__DATA TO PROCESS__.
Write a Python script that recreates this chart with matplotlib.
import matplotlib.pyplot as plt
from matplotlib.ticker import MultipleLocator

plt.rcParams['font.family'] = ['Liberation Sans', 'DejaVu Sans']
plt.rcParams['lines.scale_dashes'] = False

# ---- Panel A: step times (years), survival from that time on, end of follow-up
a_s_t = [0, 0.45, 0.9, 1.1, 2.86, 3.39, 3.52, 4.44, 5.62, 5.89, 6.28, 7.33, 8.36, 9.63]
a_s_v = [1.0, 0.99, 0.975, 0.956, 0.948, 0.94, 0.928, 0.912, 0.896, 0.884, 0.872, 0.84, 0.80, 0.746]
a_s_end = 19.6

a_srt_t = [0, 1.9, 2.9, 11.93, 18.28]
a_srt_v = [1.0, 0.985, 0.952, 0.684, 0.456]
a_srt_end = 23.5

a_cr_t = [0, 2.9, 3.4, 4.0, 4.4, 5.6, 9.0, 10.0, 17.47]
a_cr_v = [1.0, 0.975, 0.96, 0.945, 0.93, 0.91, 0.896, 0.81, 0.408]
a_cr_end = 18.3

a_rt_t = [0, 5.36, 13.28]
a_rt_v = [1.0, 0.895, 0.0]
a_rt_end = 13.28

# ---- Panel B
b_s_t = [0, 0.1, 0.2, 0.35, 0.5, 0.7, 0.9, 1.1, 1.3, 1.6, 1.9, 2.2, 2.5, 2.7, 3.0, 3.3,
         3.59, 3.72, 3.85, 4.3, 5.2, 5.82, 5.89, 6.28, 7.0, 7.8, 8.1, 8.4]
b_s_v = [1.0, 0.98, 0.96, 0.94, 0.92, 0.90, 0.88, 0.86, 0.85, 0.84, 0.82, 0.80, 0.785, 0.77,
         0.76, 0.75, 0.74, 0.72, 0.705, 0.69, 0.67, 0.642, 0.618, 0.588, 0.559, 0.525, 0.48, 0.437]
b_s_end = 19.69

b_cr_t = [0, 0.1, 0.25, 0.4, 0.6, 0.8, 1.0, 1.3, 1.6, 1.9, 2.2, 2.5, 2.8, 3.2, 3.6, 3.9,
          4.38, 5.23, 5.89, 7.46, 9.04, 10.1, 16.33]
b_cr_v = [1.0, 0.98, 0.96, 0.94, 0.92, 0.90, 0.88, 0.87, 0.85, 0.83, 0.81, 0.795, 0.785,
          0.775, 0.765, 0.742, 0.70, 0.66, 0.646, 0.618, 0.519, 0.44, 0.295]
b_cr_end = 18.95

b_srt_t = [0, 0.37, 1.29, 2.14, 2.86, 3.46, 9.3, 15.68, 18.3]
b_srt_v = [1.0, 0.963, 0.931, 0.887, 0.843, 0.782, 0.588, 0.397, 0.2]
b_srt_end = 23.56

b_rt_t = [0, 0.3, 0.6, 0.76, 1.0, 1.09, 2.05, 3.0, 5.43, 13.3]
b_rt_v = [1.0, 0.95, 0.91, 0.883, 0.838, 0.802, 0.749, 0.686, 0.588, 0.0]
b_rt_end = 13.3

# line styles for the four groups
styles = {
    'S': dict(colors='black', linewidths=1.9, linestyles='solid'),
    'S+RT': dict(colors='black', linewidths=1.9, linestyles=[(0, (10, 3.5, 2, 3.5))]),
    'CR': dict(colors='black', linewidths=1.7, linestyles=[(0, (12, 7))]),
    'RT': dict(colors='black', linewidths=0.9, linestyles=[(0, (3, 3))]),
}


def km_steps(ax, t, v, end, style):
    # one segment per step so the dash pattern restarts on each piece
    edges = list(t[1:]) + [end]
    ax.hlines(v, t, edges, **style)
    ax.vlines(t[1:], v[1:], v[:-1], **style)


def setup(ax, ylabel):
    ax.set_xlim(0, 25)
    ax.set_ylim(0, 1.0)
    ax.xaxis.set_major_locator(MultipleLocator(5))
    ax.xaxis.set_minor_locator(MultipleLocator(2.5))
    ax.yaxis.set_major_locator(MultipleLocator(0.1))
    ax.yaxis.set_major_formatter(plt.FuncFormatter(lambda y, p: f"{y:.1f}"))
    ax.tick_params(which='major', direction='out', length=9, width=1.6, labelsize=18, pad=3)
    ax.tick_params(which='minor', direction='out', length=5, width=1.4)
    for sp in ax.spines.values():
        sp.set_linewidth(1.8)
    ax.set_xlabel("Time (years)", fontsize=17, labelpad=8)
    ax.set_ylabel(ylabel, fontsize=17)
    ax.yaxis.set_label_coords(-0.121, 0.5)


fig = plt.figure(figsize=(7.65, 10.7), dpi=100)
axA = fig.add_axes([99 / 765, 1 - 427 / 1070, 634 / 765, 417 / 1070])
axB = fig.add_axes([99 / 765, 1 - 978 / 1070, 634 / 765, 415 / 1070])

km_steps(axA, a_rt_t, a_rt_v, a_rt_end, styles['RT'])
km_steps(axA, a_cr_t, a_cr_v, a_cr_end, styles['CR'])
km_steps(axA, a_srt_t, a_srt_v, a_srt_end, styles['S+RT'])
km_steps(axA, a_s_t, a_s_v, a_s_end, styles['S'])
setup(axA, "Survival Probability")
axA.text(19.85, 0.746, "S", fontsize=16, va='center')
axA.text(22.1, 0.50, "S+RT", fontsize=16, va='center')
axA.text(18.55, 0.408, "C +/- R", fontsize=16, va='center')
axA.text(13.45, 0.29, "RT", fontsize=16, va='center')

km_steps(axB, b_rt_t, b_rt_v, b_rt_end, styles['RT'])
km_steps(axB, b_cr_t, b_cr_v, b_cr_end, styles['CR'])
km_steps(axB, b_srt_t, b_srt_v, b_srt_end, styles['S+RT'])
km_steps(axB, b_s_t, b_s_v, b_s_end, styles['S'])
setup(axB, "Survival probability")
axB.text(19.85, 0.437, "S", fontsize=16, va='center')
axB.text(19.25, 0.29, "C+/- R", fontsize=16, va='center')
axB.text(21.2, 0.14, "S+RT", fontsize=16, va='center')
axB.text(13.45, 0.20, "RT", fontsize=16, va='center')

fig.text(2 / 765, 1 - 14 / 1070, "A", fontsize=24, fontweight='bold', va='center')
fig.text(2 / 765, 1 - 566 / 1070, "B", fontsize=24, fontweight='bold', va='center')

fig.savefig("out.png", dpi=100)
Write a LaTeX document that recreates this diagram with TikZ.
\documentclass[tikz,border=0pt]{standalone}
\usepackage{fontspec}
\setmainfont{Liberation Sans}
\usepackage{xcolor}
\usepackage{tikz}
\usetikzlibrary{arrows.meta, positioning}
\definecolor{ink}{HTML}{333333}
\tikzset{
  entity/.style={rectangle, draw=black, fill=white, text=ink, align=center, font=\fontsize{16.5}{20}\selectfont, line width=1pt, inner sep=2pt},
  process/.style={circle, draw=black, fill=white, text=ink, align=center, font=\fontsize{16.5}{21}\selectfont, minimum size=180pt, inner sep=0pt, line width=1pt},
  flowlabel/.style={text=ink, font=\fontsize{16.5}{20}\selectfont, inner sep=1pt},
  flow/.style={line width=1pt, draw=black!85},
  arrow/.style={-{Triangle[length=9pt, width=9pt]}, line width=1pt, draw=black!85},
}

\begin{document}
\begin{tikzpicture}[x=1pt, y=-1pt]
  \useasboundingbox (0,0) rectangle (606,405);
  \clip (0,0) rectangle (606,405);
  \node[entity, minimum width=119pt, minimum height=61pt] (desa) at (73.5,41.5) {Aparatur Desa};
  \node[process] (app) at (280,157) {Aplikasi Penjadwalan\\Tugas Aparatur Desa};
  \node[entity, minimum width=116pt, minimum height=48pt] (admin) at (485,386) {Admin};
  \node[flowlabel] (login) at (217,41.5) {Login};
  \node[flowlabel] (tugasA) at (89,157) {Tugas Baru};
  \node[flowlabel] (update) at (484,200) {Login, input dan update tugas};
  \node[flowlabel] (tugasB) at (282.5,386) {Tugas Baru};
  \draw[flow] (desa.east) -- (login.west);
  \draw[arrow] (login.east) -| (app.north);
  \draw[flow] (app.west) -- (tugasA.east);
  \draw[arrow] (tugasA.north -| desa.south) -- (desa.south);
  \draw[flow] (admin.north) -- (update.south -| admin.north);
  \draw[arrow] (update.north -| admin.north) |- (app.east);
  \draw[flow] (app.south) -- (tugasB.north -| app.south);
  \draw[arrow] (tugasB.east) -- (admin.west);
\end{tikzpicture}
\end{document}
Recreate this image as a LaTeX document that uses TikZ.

__INSTRUCTION__.
Of the lines in the entries, how many include the word "this"? State only the number.

__OUTPUT OF THE EXERCISE__.
3